Me alejo del grupo y me siento en una banca improvisada, ubicada justo en el filo de una ladera, hecha con un tablón de madera y dos pedazos gruesos de tronco que hacen de patas. Estoy en un conjunto de casas de ladrillo y techos de paja. Cada una tiene una chimenea. Imagino como pasaría una tarde dentro de alguna de esas casas, sentado en un sillón reclinable, con una bebida caliente en la mano y con el crepitar de la leña como ruido de fondo.
Al fondo un grupo de árboles —“deben ser pinos”, pienso— bordean el conjunto, y más hacia el fondo alcanzo a ver los techos de las casas del pueblo.
También presencio un concierto de ladridos lejanos, de perros de todos los tamaños. Imagino que son fieros o intentan aparentarlo, pues en realidad son perezosos. Ocasionalmente un gallo despistado, son las 11 de la mañana, cacarea fuerte como si fueran las cinco.
No hace ni calor ni frío. Podría decir que hace un clima perfecto, y lo acompaña una brisa refrescante.
A ratos escucho el zumbido de algunos insectos que pasan cerca de mis oídos, pero no me preocupo en espantarlos; los dejo ser, que me piquen si es el caso.
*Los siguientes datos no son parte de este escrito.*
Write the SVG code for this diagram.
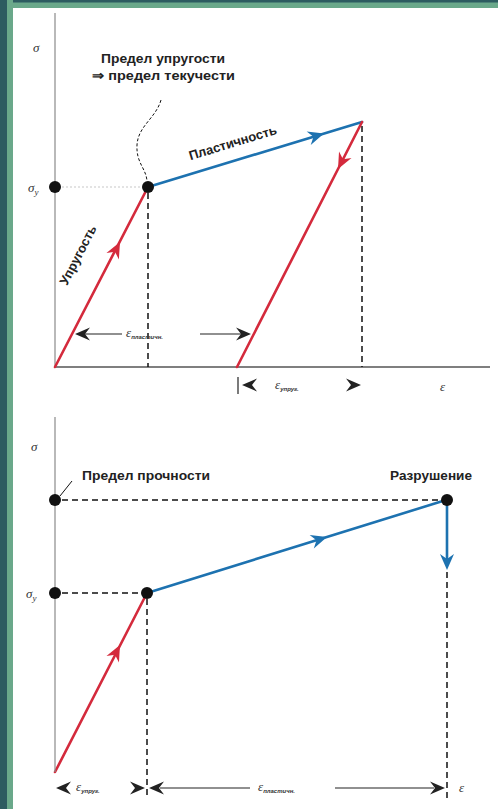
<svg xmlns="http://www.w3.org/2000/svg" xmlns:xlink="http://www.w3.org/1999/xlink" width="498" height="809" viewBox="0 0 498 809">
<style>
.axis{stroke:#8a8a8a;stroke-width:1.2;fill:none}
.xaxis{stroke:#555;stroke-width:1.6;fill:none}
.red{stroke:#d42a3c;stroke-width:2.6;fill:none;stroke-linecap:round}
.blue{stroke:#1d72b0;stroke-width:2.6;fill:none;stroke-linecap:round}
.dash{stroke:#111;stroke-width:1.5;stroke-dasharray:6,4;fill:none}
.dotg{stroke:#c8c8c8;stroke-width:1.2;stroke-dasharray:2,2;fill:none}
.thin{stroke:#111;stroke-width:1;fill:none}
.dim{stroke:#222;stroke-width:1.2;fill:none}
.dot{fill:#111}
.lbl{font-family:"Liberation Sans",Arial,sans-serif;font-weight:bold;font-size:13px;fill:#222}
.sym{font-family:"Liberation Serif","Times New Roman",serif;font-style:italic;font-size:13px;fill:#333}
.sub{font-family:"Liberation Sans",Arial,sans-serif;font-size:6px;fill:#333;font-weight:bold}
</style>
<defs>
<path id="ah" d="M0,0 L-16,-7 L-11,0 L-16,7 Z"/>
<path id="dh" d="M0,0 L-15,-6.5 L-10,0 L-15,6.5 Z"/>
</defs>
<rect x="0" y="0" width="498" height="809" fill="#ffffff"/>
<rect x="0" y="0" width="498" height="8" fill="#6aa88a"/>
<rect x="0" y="0" width="498" height="2.5" fill="#2d5b60"/>
<rect x="0" y="0" width="13" height="809" fill="#6aa88a"/>
<rect x="0" y="0" width="7" height="809" fill="#2d5b60"/>

<g id="top-axes">
<line class="axis" x1="55" y1="13" x2="55" y2="367"/>
<line class="xaxis" x1="55" y1="367" x2="490" y2="367"/>
<text class="sym" x="33" y="52">σ</text>
<text class="sym" x="440" y="391">ε</text>
</g>

<g id="connectors">
<line class="dotg" x1="62" y1="187" x2="142" y2="187"/>
<line class="dash" x1="148" y1="193" x2="148" y2="367"/>
<line class="dash" x1="362" y1="126" x2="362" y2="367"/>
<path class="thin" stroke-dasharray="3,2" d="M161,100 C156,118 138,126 137,145 C136,163 146,168 147,181"/>
<line class="red" x1="55" y1="367" x2="148" y2="187"/>
<use href="#ah" fill="#d42a3c" transform="translate(120,242) rotate(-62.7)"/>
<line class="blue" x1="148" y1="187" x2="362" y2="122"/>
<use href="#ah" fill="#1d72b0" transform="translate(324,133.6) rotate(-16.9)"/>
<line class="red" x1="362" y1="122" x2="237" y2="367"/>
<use href="#ah" fill="#d42a3c" transform="translate(338,169) rotate(117)"/>
<line class="dim" x1="80" y1="334" x2="122" y2="334"/>
<line class="dim" x1="200" y1="334" x2="246" y2="334"/>
<use href="#dh" fill="#222" transform="translate(75,334) rotate(180)"/>
<use href="#dh" fill="#222" transform="translate(251,334)"/>
<line class="dim" x1="238" y1="377" x2="238" y2="394"/>
<use href="#dh" fill="#222" transform="translate(242,385) rotate(180)"/>
<use href="#dh" fill="#222" transform="translate(361,385)"/>

<line class="dash" x1="62" y1="500" x2="440" y2="500"/>
<line class="dash" x1="62" y1="593" x2="141" y2="593"/>
<line class="dash" x1="147" y1="599" x2="147" y2="798"/>
<line class="dash" x1="447" y1="572" x2="447" y2="798"/>
<line class="thin" x1="60" y1="496" x2="72" y2="481"/>
<line class="red" x1="55" y1="772" x2="147" y2="593"/>
<use href="#ah" fill="#d42a3c" transform="translate(120,645) rotate(-62.9)"/>
<line class="blue" x1="147" y1="593" x2="446" y2="500"/>
<use href="#ah" fill="#1d72b0" transform="translate(327,537) rotate(-17.3)"/>
<line class="blue" x1="447" y1="500" x2="447" y2="560"/>
<use href="#ah" fill="#1d72b0" transform="translate(447,570) rotate(90)"/>
<use href="#dh" fill="#222" transform="translate(56,788) rotate(180)"/>
<use href="#dh" fill="#222" transform="translate(145,788)"/>
<use href="#dh" fill="#222" transform="translate(149,788) rotate(180)"/>
<line class="dim" x1="160" y1="788" x2="250" y2="788"/>
<line class="dim" x1="335" y1="788" x2="434" y2="788"/>
<use href="#dh" fill="#222" transform="translate(445,788)"/>
</g>

<g id="top-labels">
<text class="lbl" x="101" y="63" textLength="124" lengthAdjust="spacingAndGlyphs">Предел упругости</text>
<text class="lbl" x="92" y="80" textLength="143" lengthAdjust="spacingAndGlyphs">⇒ предел текучести</text>
<text class="sym" x="28" y="192">σ<tspan font-size="9" dy="3">y</tspan></text>
<text class="lbl" x="0" y="0" transform="translate(82,257) rotate(-62.7)" text-anchor="middle" font-size="11.5">Упругость</text>
<text class="lbl" x="0" y="0" transform="translate(234,147) rotate(-16.9)" text-anchor="middle" font-size="11.5" fill="#1d5f93">Пластичность</text>
<text class="sym" x="126" y="337">ε<tspan class="sub" dy="2">пластичн.</tspan></text>
<text class="sym" x="275" y="389">ε<tspan class="sub" dy="2">упруг.</tspan></text>
</g>

<g id="top-nodes">
<circle id="sigma-y-top" class="dot" cx="55" cy="187" r="6"/>
<circle id="yield-top" class="dot" cx="148" cy="187" r="6"/>
</g>

<g id="bottom-axes">
<line class="axis" x1="55" y1="417" x2="55" y2="772"/>
<text class="sym" x="31" y="451">σ</text>
<text class="sym" x="459" y="792">ε</text>
</g>

<g id="bottom-labels">
<text class="lbl" x="82" y="480" textLength="128" lengthAdjust="spacingAndGlyphs">Предел прочности</text>
<text class="lbl" x="390" y="480" textLength="82" lengthAdjust="spacingAndGlyphs">Разрушение</text>
<text class="sym" x="26" y="598">σ<tspan font-size="9" dy="3">y</tspan></text>
<text class="sym" x="76" y="791">ε<tspan class="sub" dy="2">упруг.</tspan></text>
<text class="sym" x="258" y="791">ε<tspan class="sub" dy="2">пластичн.</tspan></text>
</g>

<g id="bottom-nodes">
<circle id="ultimate" class="dot" cx="55" cy="500" r="6"/>
<circle id="fracture" class="dot" cx="447" cy="500" r="6"/>
<circle id="sigma-y-bottom" class="dot" cx="55" cy="593" r="6"/>
<circle id="yield-bottom" class="dot" cx="147" cy="593" r="6"/>
</g>
</svg>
El cielo está encapotado con nubes negras, grises y blancas, y parches de cielo azul color claro. La montaña está repleta de árboles, con unos claros que parecen rocas o arena. También se alcanzan a ver, en la ladera, unas casas pequeñas de paredes blancas y techos verdes.
Los ladridos de los perros se intensifican y ahora parecen de pelea, como si todos estuvieran reunidos en un mismo lugar y un intruso acabara de llegar.
A ratos, por encima de todos los sonidos del ambiente, se alza el ruido de un torno de algún taller, pero dura pocos segundos funcionando.
Justo al borde de la montaña hay una estructura metálica gigante si se compara con el tamaño de las casas del pueblo, parece una fábrica abandonada.